Rahm's fighting the Dem leadership to run for President!
- snitzoid
- Jan 11
- 3 min read
I've been saying for months that the Dems would eventually tack towards the center, otherwise the GOP would run circles around them. Is Rahm the guy? Will this happen soon? Answers: 1. not sure. 2. probably not.
Rahm is whip smart, articulate and a reasonable centrist. He's not afraid to call out his own party. Kind of a Bill Maher candidate.
Was he a good mayor? Not particularly. He presided over massive tax increases which continue to plague Chicago's economy. He did add some jobs, but the City continued to lose population and lagged by NYC and US overall in GDP growth. Crime stagnated and eventually his career got cut short by his disasterous handling of the Laquan McDonald shooting.
So, a smart articulate fellow, with good ideas and a lacklaster track record while in office.
Rahm's ready for a fight
Alex Thompson, Axios News
Jan 11, 2025
💥 WATER VALLEY, Miss. — Rahm Emanuel is coming, whether Democrats like it or not.
"There's two wings in our party right now, and I hope to dominate one of them," Emanuel, the fiery former Chicago mayor, told Axios in Mississippi last week as he tested his potential 2028 run for president with a focus on education.
"There's a resistance wing dominated by Gavin [Newsom]. And there's a renewal wing that will be as forceful in fighting for America as the other wing is in fighting Trump."
Why it matters: Emanuel — chief of staff under President Obama and a senior adviser to President Clinton — is betting that come 2028, the country and Democratic primary voters will be less focused on President Trump than the party's base is now.
He's hoping that his combination of being moderate on policy with a decidedly not-moderate temperament will distinguish himself among the other center-left candidates in the 2028 field.
In his pitch, Emanuel zings Trump and Republicans, but also targets other factions of his party — old and new.
Emanuel got a warm reception Wednesday night in Water Valley, a rural town of about 3,500 a half-hour drive from the University of Mississippi in Oxford.
Brandon Presley, Mississippi's Democratic nominee for governor in 2023 who ran the most competitive Democratic campaign in the state since 1999, hosted Emanuel at his home with locals and then introduced him at a town hall that drew more than 100 people.
Emanuel got lots of head nods as he honed in on his education plans — including expanding the school day and year, focusing on phonics and other basics — topics he's touted for months while plotting a 2028 run.
📚 There were two reasons for Emanuel's visit: Mississippi, long one of the nation's worst-ranked states in student test scores, has increased reading levels over the past decade through some education changes he supports.
And the state — along with the rest of the South — will be key in a Democratic presidential primary.
🐘 Reality check: Water Valley is in rural Mississippi but residents said it isn't politically representative of other rural areas in the deep-red state.

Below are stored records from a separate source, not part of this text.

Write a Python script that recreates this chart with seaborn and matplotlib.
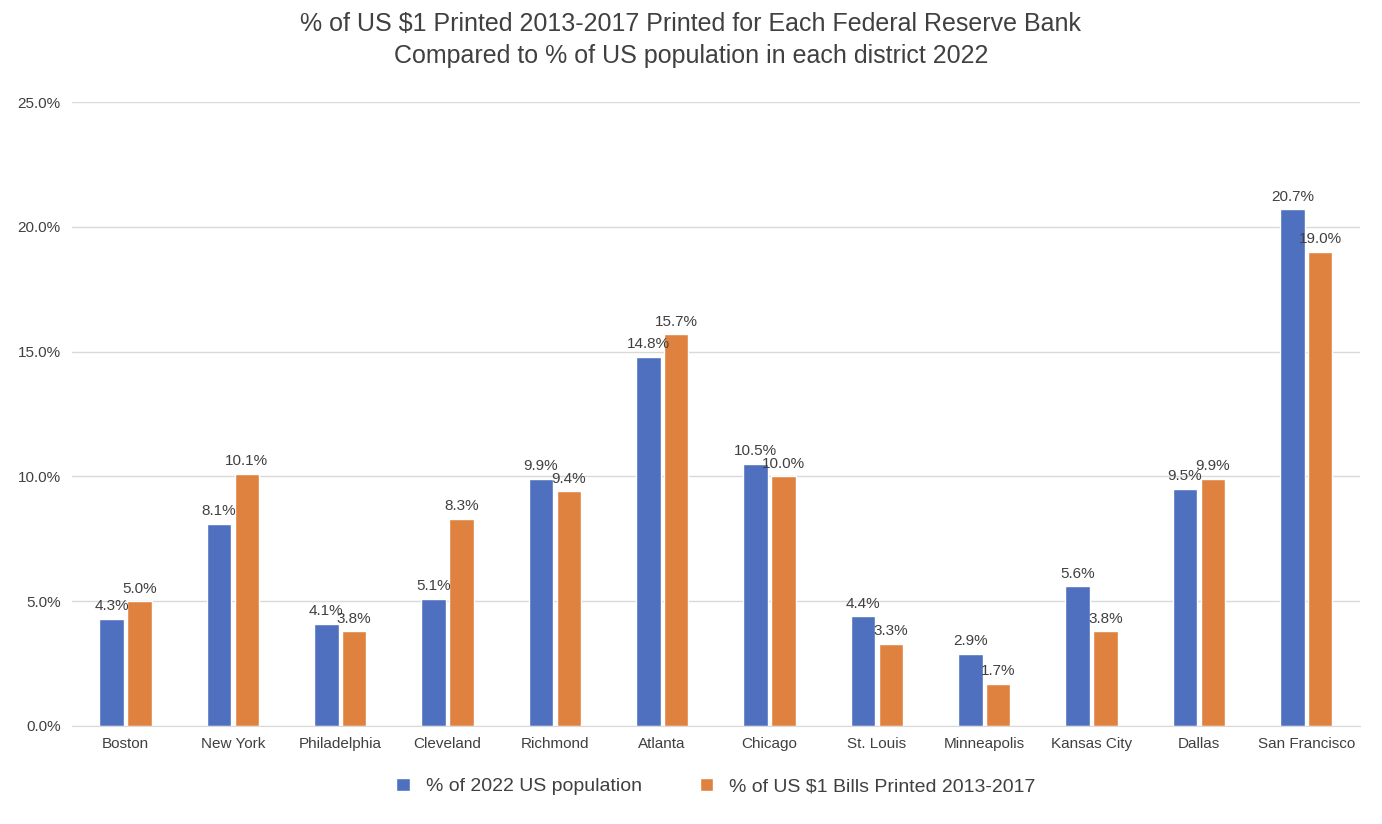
import matplotlib
matplotlib.use("Agg")
import matplotlib.pyplot as plt
import seaborn as sns
import pandas as pd
from matplotlib.ticker import PercentFormatter

banks = ["Boston","New York","Philadelphia","Cleveland","Richmond","Atlanta","Chicago",
         "St. Louis","Minneapolis","Kansas City","Dallas","San Francisco"]
population = [4.3,8.1,4.1,5.1,9.9,14.8,10.5,4.4,2.9,5.6,9.5,20.7]
printed = [5.0,10.1,3.8,8.3,9.4,15.7,10.0,3.3,1.7,3.8,9.9,19.0]
s1 = "% of 2022 US population"
s2 = "% of US $1 Bills Printed 2013-2017"

df = pd.DataFrame({"bank": banks*2, "value": population+printed,
                   "series": [s1]*len(banks) + [s2]*len(banks)})

sns.set_style("white")
plt.rcParams['font.family'] = ['Liberation Sans', 'DejaVu Sans']
fig = plt.figure(figsize=(13.82, 8.24), dpi=100)
ax = fig.add_axes([0.052, 0.119, 0.932, 0.757])
sns.barplot(data=df, x="bank", y="value", hue="series", ax=ax,
            palette=["#4E70BE", "#E0823F"], width=0.52, gap=0.12, saturation=1)
for c in ax.containers:
    ax.bar_label(c, fmt="%.1f%%", padding=4, fontsize=11, color="#404040")
ax.set_ylim(0, 25)
ax.set_yticks([0,5,10,15,20,25])
ax.yaxis.set_major_formatter(PercentFormatter(decimals=1))
ax.grid(axis="y", color="#D9D9D9", lw=1)
ax.set_axisbelow(True)
for s in ["top","right","left"]:
    ax.spines[s].set_visible(False)
ax.spines["bottom"].set_color("#D9D9D9")
ax.tick_params(axis="both", length=0, labelsize=11, colors="#404040", pad=8)
ax.set_xlabel(""); ax.set_ylabel("")
ax.set_xlim(-0.5, 11.5)
ax.legend(loc="upper center", bbox_to_anchor=(0.5, -0.055), ncol=2, frameon=False,
          fontsize=14, handlelength=0.7, handleheight=0.7, columnspacing=3,
          labelcolor="#404040")
fig.suptitle("% of US $1 Printed 2013-2017 Printed for Each Federal Reserve Bank\nCompared to % of US population in each district 2022",
             y=0.985, fontsize=18, color="#404040", linespacing=1.4)
fig.savefig("out.png", dpi=100)
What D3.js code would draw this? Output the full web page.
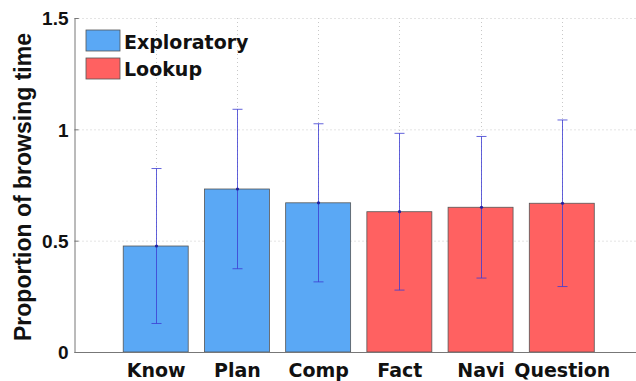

One attendee at Emanuel's town hall noted that Water Valley boasted a business branded as "the only queer book store" in Mississippi.
Zoom in: Emanuel got the biggest applause of the night when he pledged to ban social media for all kids aged 16 and younger.
"This is a drug," he said. "It is nothing else but a drug."
"Democrats used to have a 20-point advantage on education over Republicans that has disappeared," he said later. "You cannot tell me what Kamala Harris and Joe Biden's educational policy was, or what other Democratic leaders' education reform policies are."
💻 Emanuel also told Axios the Obama administration became far too cozy with the tech industry, which he said contributed to those companies having too much power today.
The intrigue: Emanuel's steps toward a 2028 campaign have divided Democratic operatives who've known him for decades.
Longtime Democratic operative Ron Klain told a House panel last summer: "I think [Emanuel] will head fake a lot but I do not think in the end Rahm will run."
David Axelrod, who's known Emanuel for decades and worked with him in Obama's White House, told Axios: "My read is that he's very serious and is on a year-end timetable for a go, no-go decision. But he's absolutely doing many of the things someone who is serious would need to do to take that next step."
Prospective Democratic presidential candidates often consult ex-presidents such as Obama and Clinton for advice, but Emanuel is unique in having been a sounding board for both.
"I've talked to Clinton and Obama," he said, "but I gotta cut my own way."